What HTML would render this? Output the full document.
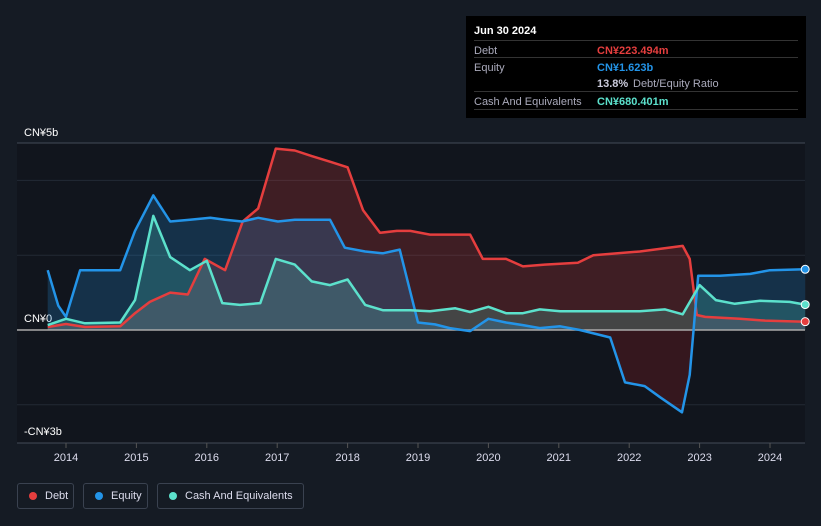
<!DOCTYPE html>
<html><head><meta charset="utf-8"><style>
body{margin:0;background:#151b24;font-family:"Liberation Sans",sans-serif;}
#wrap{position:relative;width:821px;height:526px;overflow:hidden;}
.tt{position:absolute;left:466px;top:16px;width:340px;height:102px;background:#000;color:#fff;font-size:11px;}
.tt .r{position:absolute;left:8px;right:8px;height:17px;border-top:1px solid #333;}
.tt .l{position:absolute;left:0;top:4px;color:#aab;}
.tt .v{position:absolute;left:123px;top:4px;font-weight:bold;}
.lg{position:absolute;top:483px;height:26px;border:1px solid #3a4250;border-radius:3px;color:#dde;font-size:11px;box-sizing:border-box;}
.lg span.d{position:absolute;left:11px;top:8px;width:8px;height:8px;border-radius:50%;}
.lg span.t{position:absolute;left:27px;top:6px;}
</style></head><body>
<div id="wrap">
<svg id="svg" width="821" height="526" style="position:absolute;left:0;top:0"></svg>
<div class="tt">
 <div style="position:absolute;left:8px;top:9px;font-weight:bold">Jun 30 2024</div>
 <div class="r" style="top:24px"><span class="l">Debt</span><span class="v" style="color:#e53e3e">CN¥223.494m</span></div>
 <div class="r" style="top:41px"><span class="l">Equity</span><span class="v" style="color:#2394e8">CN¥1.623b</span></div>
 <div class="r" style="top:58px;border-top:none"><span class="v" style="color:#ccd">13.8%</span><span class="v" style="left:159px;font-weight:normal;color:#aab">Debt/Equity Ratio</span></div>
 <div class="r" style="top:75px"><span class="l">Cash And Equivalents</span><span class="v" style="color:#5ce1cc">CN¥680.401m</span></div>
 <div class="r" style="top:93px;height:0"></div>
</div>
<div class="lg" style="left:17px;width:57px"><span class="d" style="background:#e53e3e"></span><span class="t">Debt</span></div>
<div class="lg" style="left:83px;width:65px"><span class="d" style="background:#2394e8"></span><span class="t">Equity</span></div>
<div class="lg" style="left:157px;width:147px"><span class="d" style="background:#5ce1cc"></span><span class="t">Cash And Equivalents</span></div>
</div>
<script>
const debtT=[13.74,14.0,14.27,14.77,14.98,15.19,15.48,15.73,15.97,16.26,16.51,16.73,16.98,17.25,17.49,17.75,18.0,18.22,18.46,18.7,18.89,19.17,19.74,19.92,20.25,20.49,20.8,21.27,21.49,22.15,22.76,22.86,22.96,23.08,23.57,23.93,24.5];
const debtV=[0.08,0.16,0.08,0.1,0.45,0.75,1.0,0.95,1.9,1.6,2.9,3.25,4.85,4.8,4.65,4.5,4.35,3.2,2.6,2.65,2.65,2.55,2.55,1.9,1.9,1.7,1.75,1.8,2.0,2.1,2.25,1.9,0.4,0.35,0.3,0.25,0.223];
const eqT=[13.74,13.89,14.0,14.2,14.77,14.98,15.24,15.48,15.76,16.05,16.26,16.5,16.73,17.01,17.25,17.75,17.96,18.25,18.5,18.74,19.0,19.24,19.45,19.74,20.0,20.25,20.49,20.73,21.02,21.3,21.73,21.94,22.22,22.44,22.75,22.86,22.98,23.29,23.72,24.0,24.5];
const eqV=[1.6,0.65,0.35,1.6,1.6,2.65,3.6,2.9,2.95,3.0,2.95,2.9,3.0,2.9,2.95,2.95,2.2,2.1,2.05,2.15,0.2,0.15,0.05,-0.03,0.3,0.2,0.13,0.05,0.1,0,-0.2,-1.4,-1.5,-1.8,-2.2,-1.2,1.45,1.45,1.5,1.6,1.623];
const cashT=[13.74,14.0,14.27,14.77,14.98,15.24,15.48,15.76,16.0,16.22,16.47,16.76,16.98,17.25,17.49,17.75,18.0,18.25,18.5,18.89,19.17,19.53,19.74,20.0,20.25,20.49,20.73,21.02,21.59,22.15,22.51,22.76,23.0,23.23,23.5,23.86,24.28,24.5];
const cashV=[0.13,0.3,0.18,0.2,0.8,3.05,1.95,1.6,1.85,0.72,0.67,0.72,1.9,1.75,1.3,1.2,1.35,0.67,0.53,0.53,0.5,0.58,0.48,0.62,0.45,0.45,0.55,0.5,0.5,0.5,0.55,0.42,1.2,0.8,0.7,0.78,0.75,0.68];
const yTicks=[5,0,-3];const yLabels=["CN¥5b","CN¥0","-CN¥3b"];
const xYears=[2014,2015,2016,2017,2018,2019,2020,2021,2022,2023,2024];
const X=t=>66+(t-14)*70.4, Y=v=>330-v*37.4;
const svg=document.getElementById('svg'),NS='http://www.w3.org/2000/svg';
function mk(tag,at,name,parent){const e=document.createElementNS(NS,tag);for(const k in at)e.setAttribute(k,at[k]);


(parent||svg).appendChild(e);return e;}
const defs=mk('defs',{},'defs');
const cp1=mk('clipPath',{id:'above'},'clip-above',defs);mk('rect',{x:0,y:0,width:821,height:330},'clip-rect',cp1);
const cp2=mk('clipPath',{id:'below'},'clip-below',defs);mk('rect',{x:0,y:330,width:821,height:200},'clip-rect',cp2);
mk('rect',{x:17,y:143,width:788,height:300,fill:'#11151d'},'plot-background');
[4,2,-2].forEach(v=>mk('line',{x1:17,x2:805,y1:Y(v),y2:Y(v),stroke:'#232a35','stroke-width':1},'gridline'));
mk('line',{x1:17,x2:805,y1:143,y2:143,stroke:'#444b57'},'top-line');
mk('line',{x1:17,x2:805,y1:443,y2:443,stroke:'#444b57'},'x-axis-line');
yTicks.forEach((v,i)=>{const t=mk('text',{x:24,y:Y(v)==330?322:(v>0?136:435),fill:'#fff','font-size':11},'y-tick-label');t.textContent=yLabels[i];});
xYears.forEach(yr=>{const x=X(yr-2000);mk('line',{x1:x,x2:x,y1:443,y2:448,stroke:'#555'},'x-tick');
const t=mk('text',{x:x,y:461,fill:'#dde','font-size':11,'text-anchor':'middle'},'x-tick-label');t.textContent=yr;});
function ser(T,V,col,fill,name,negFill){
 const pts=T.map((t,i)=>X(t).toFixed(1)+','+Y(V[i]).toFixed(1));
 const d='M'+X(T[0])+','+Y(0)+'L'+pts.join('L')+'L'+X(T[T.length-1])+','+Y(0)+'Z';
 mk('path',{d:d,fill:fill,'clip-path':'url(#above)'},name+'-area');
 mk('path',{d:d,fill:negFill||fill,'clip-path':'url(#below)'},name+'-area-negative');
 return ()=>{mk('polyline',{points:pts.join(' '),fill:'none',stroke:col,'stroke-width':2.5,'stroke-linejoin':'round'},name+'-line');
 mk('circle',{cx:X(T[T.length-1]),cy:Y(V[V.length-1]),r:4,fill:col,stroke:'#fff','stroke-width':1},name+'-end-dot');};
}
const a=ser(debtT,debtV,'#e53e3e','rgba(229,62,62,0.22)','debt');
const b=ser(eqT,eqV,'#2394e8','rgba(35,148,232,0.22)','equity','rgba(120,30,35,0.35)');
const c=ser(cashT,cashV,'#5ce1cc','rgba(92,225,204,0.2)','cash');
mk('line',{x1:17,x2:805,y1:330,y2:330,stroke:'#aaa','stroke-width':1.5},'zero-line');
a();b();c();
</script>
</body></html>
########
## Direction
Your task is to reproduce all of the material exactly. The pictures stay out.

## Right answer
What HTML would render this? Output the full document.
<!DOCTYPE html>
<html><head><meta charset="utf-8"><style>
body{margin:0;background:#151b24;font-family:"Liberation Sans",sans-serif;}
#wrap{position:relative;width:821px;height:526px;overflow:hidden;}
.tt{position:absolute;left:466px;top:16px;width:340px;height:102px;background:#000;color:#fff;font-size:11px;}
.tt .r{position:absolute;left:8px;right:8px;height:17px;border-top:1px solid #333;}
.tt .l{position:absolute;left:0;top:4px;color:#aab;}
.tt .v{position:absolute;left:123px;top:4px;font-weight:bold;}
.lg{position:absolute;top:483px;height:26px;border:1px solid #3a4250;border-radius:3px;color:#dde;font-size:11px;box-sizing:border-box;}
.lg span.d{position:absolute;left:11px;top:8px;width:8px;height:8px;border-radius:50%;}
.lg span.t{position:absolute;left:27px;top:6px;}
</style></head><body>
<div id="wrap">
<svg id="svg" width="821" height="526" style="position:absolute;left:0;top:0"></svg>
<div class="tt">
 <div style="position:absolute;left:8px;top:9px;font-weight:bold">Jun 30 2024</div>
 <div class="r" style="top:24px"><span class="l">Debt</span><span class="v" style="color:#e53e3e">CN¥223.494m</span></div>
 <div class="r" style="top:41px"><span class="l">Equity</span><span class="v" style="color:#2394e8">CN¥1.623b</span></div>
 <div class="r" style="top:58px;border-top:none"><span class="v" style="color:#ccd">13.8%</span><span class="v" style="left:159px;font-weight:normal;color:#aab">Debt/Equity Ratio</span></div>
 <div class="r" style="top:75px"><span class="l">Cash And Equivalents</span><span class="v" style="color:#5ce1cc">CN¥680.401m</span></div>
 <div class="r" style="top:93px;height:0"></div>
</div>
<div class="lg" style="left:17px;width:57px"><span class="d" style="background:#e53e3e"></span><span class="t">Debt</span></div>
<div class="lg" style="left:83px;width:65px"><span class="d" style="background:#2394e8"></span><span class="t">Equity</span></div>
<div class="lg" style="left:157px;width:147px"><span class="d" style="background:#5ce1cc"></span><span class="t">Cash And Equivalents</span></div>
</div>
<script>
const debtT=[13.74,14.0,14.27,14.77,14.98,15.19,15.48,15.73,15.97,16.26,16.51,16.73,16.98,17.25,17.49,17.75,18.0,18.22,18.46,18.7,18.89,19.17,19.74,19.92,20.25,20.49,20.8,21.27,21.49,22.15,22.76,22.86,22.96,23.08,23.57,23.93,24.5];
const debtV=[0.08,0.16,0.08,0.1,0.45,0.75,1.0,0.95,1.9,1.6,2.9,3.25,4.85,4.8,4.65,4.5,4.35,3.2,2.6,2.65,2.65,2.55,2.55,1.9,1.9,1.7,1.75,1.8,2.0,2.1,2.25,1.9,0.4,0.35,0.3,0.25,0.223];
const eqT=[13.74,13.89,14.0,14.2,14.77,14.98,15.24,15.48,15.76,16.05,16.26,16.5,16.73,17.01,17.25,17.75,17.96,18.25,18.5,18.74,19.0,19.24,19.45,19.74,20.0,20.25,20.49,20.73,21.02,21.3,21.73,21.94,22.22,22.44,22.75,22.86,22.98,23.29,23.72,24.0,24.5];
const eqV=[1.6,0.65,0.35,1.6,1.6,2.65,3.6,2.9,2.95,3.0,2.95,2.9,3.0,2.9,2.95,2.95,2.2,2.1,2.05,2.15,0.2,0.15,0.05,-0.03,0.3,0.2,0.13,0.05,0.1,0,-0.2,-1.4,-1.5,-1.8,-2.2,-1.2,1.45,1.45,1.5,1.6,1.623];
const cashT=[13.74,14.0,14.27,14.77,14.98,15.24,15.48,15.76,16.0,16.22,16.47,16.76,16.98,17.25,17.49,17.75,18.0,18.25,18.5,18.89,19.17,19.53,19.74,20.0,20.25,20.49,20.73,21.02,21.59,22.15,22.51,22.76,23.0,23.23,23.5,23.86,24.28,24.5];
const cashV=[0.13,0.3,0.18,0.2,0.8,3.05,1.95,1.6,1.85,0.72,0.67,0.72,1.9,1.75,1.3,1.2,1.35,0.67,0.53,0.53,0.5,0.58,0.48,0.62,0.45,0.45,0.55,0.5,0.5,0.5,0.55,0.42,1.2,0.8,0.7,0.78,0.75,0.68];
const yTicks=[5,0,-3];const yLabels=["CN¥5b","CN¥0","-CN¥3b"];
const xYears=[2014,2015,2016,2017,2018,2019,2020,2021,2022,2023,2024];
const X=t=>66+(t-14)*70.4, Y=v=>330-v*37.4;
const svg=document.getElementById('svg'),NS='http://www.w3.org/2000/svg';
function mk(tag,at,name,parent){const e=document.createElementNS(NS,tag);for(const k in at)e.setAttribute(k,at[k]);


(parent||svg).appendChild(e);return e;}
const defs=mk('defs',{},'defs');
const cp1=mk('clipPath',{id:'above'},'clip-above',defs);mk('rect',{x:0,y:0,width:821,height:330},'clip-rect',cp1);
const cp2=mk('clipPath',{id:'below'},'clip-below',defs);mk('rect',{x:0,y:330,width:821,height:200},'clip-rect',cp2);
mk('rect',{x:17,y:143,width:788,height:300,fill:'#11151d'},'plot-background');
[4,2,-2].forEach(v=>mk('line',{x1:17,x2:805,y1:Y(v),y2:Y(v),stroke:'#232a35','stroke-width':1},'gridline'));
mk('line',{x1:17,x2:805,y1:143,y2:143,stroke:'#444b57'},'top-line');
mk('line',{x1:17,x2:805,y1:443,y2:443,stroke:'#444b57'},'x-axis-line');
yTicks.forEach((v,i)=>{const t=mk('text',{x:24,y:Y(v)==330?322:(v>0?136:435),fill:'#fff','font-size':11},'y-tick-label');t.textContent=yLabels[i];});
xYears.forEach(yr=>{const x=X(yr-2000);mk('line',{x1:x,x2:x,y1:443,y2:448,stroke:'#555'},'x-tick');
const t=mk('text',{x:x,y:461,fill:'#dde','font-size':11,'text-anchor':'middle'},'x-tick-label');t.textContent=yr;});
function ser(T,V,col,fill,name,negFill){
 const pts=T.map((t,i)=>X(t).toFixed(1)+','+Y(V[i]).toFixed(1));
 const d='M'+X(T[0])+','+Y(0)+'L'+pts.join('L')+'L'+X(T[T.length-1])+','+Y(0)+'Z';
 mk('path',{d:d,fill:fill,'clip-path':'url(#above)'},name+'-area');
 mk('path',{d:d,fill:negFill||fill,'clip-path':'url(#below)'},name+'-area-negative');
 return ()=>{mk('polyline',{points:pts.join(' '),fill:'none',stroke:col,'stroke-width':2.5,'stroke-linejoin':'round'},name+'-line');
 mk('circle',{cx:X(T[T.length-1]),cy:Y(V[V.length-1]),r:4,fill:col,stroke:'#fff','stroke-width':1},name+'-end-dot');};
}
const a=ser(debtT,debtV,'#e53e3e','rgba(229,62,62,0.22)','debt');
const b=ser(eqT,eqV,'#2394e8','rgba(35,148,232,0.22)','equity','rgba(120,30,35,0.35)');
const c=ser(cashT,cashV,'#5ce1cc','rgba(92,225,204,0.2)','cash');
mk('line',{x1:17,x2:805,y1:330,y2:330,stroke:'#aaa','stroke-width':1.5},'zero-line');
a();b();c();
</script>
</body></html>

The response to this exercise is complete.